Praticar a empatia, caminho a trilhar

Amanda Valim Kampa Cassab

Cena 1: você é estrangeiro, trabalhando no estado do Rio de Janeiro, onde a violência urbana tem índices de guerra e o sistema de saúde é desconhecido para você. A pandemia está a todo vapor, assim como a corrida para vacinação. Nesse contexto, você descobre que contraiu a Covid-19. O que você faz? Liga para o médico do seu país de origem. Ele faz as recomendações. Você respeita, mas ele está tão longe... Melhor ver um médico daqui mesmo. E você vai. Conduta totalmente diferente. Ele está preocupado, recomenda iniciar o tratamento o quanto antes. Você começa, mas será que precisa de tudo isso? Até que você encontra outro profissional, que contraindica os remédios, dá as mesmas orientações que o primeiro, aquele do seu país de origem. E você segue, tranquilo. Algumas semanas depois, você está bem, sua esposa também. Alívio. Ainda bem que não precisou de hospital...

Cena 2: você é médico no Rio de Janeiro, onde a violência urbana tem índices de guerra e o sistema de saúde você conhece bem: desorganizado, leitos insuficientes, vários colegas seus já perderam pacientes graves à espera de internação. Pandemia a todo vapor. Você atende uma consulta por telemedicina: um jovem senhor estrangeiro e sua esposa apresentam sintomas leves e exames positivos para Covid-19. Eles querem suas recomendações. Você pensa: o que faço? Recomendo apenas repouso, hidratação, Dipirona? Mas espere aí, a Dipirona não era aquela medicação que foi praticamente banida dos EUA e Europa por mielodisplasia?

E se ele piorar, vai ter acesso ao sistema de saúde? Particular ou público? Não importa, não há leitos em ambos. Você se certifica de que o paciente não tem doença hepática conhecida prévia nem alergias medicamentosas, e toma a decisão: na falta de evidências (os estudos que você leu ainda não o convenceram), você lança mão do que acredita que ajuda e prescreve algumas medicações, torcendo para funcionarem ou pelo menos não prejudicarem o doente. E que ele não precise de hospital, pois você já sabe que não há leitos.

Depois disso, você não tem mais retorno do paciente. Melhorou? Piorou?

Até que um belo dia você lê um artigo de um jornalista e aquele nome não lhe é estranho. E você descobre que sim, ele está bem e sua esposa também. Não fez o tratamento que você indicou, mas pelo menos sobreviveu. Alívio.

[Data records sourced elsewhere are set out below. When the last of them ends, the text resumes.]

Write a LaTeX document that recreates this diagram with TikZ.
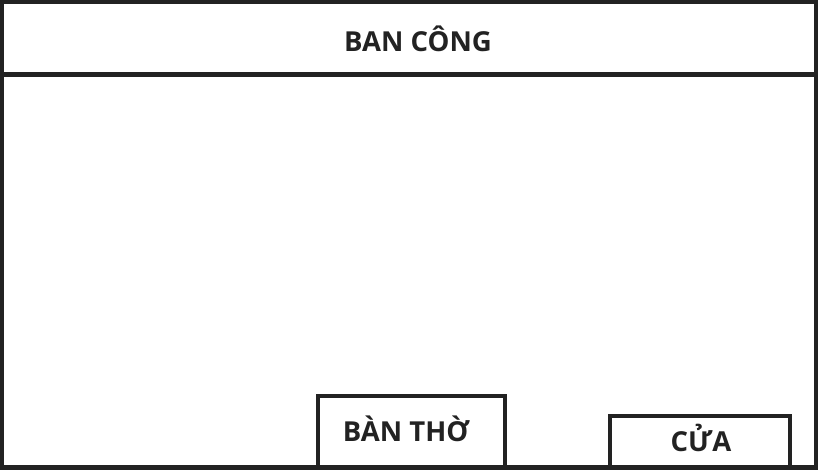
\documentclass[tikz,border=0pt]{standalone}
\usepackage{fontspec}
\setmainfont{Open Sans}
\definecolor{ink}{HTML}{222222}
\begin{document}
\begin{tikzpicture}[x=1pt,y=-1pt,
  wall/.style={draw=ink,line width=4.5pt},
  lbl/.style={text=ink,font=\fontsize{27.5}{30}\selectfont\bfseries,inner sep=0pt,anchor=base}]
\useasboundingbox (0,0) rectangle (820,470);
\fill[white] (0,0) rectangle (820,470);
\draw[wall] (2.2,2.2) rectangle (816,467.5);
\draw[wall] (2.2,74.5) -- (816,74.5);
\draw[wall] (318,467.5) |- (505,396) -- (505,467.5);
\draw[wall] (610,467.5) |- (790,416) -- (790,467.5);
\node[lbl] (bc) at (418,52) {BAN CÔNG};
\node[lbl] (bt) at (406,442) {BÀN THỜ};
\node[lbl] (cua) at (701,451) {CỬA};
\end{tikzpicture}
\end{document}
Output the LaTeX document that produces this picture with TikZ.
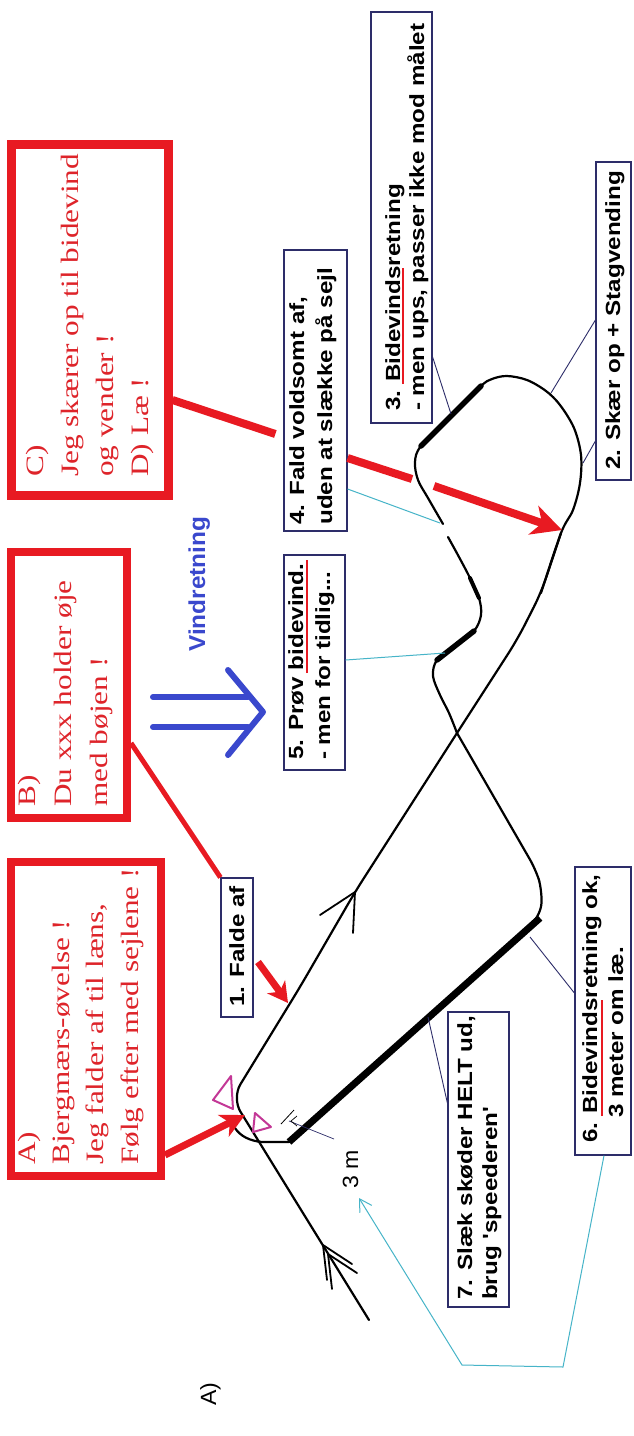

Quem está certo ou errado?

Sobre o tratamento, não sei (ainda).

Mas devo pontuar que me parece deselegante expor num artigo publicado em veículo de grande circulação as diferentes condutas médicas e ridicularizar o país que até agora o recebeu bem, onde o acesso ao médico foi rápido e, se você precisasse, daria a assistência integral gratuitamente (algo impensável no seu país de origem), mesmo sendo estrangeiro.

Da mesma forma, considero deselegante a forma como a revista Fórum trouxe a reportagem (é claro que o viés político desta é incontestável), ridicularizando o médico que prescreveu o tratamento precoce.

O mesmo jornalista norte-americano também escreveu outro artigo, também para o Washington Post, falando em tom jocoso sobre o Brasil estar usando a vacina da Sinovac sendo que sua taxa de imunização é de apenas 50%.

Mas quantos colegas eu vi comemorarem, até fotografarem o momento em que receberam a primeira dose da famigerada vacina chinesa!

Então, caros colegas, em vez de acusações a quem prescreve H ou Z, sugiro praticarmos a empatia. Ainda é o caminho mais seguro para trilharmos. Afinal, estamos todos do mesmo lado nesta guerra. Soldado amigo nós ajudamos, não abatemos.

* Amanda Valim Kampa Cassab é presidente da Seção Paraná da Sociedade Brasileira de Geriatria e Gerontologia.

**As opiniões emitidas nos artigos desta seção são de inteira responsabilidade de seus autores e não expressam, necessariamente, o entendimento do CRM-PR.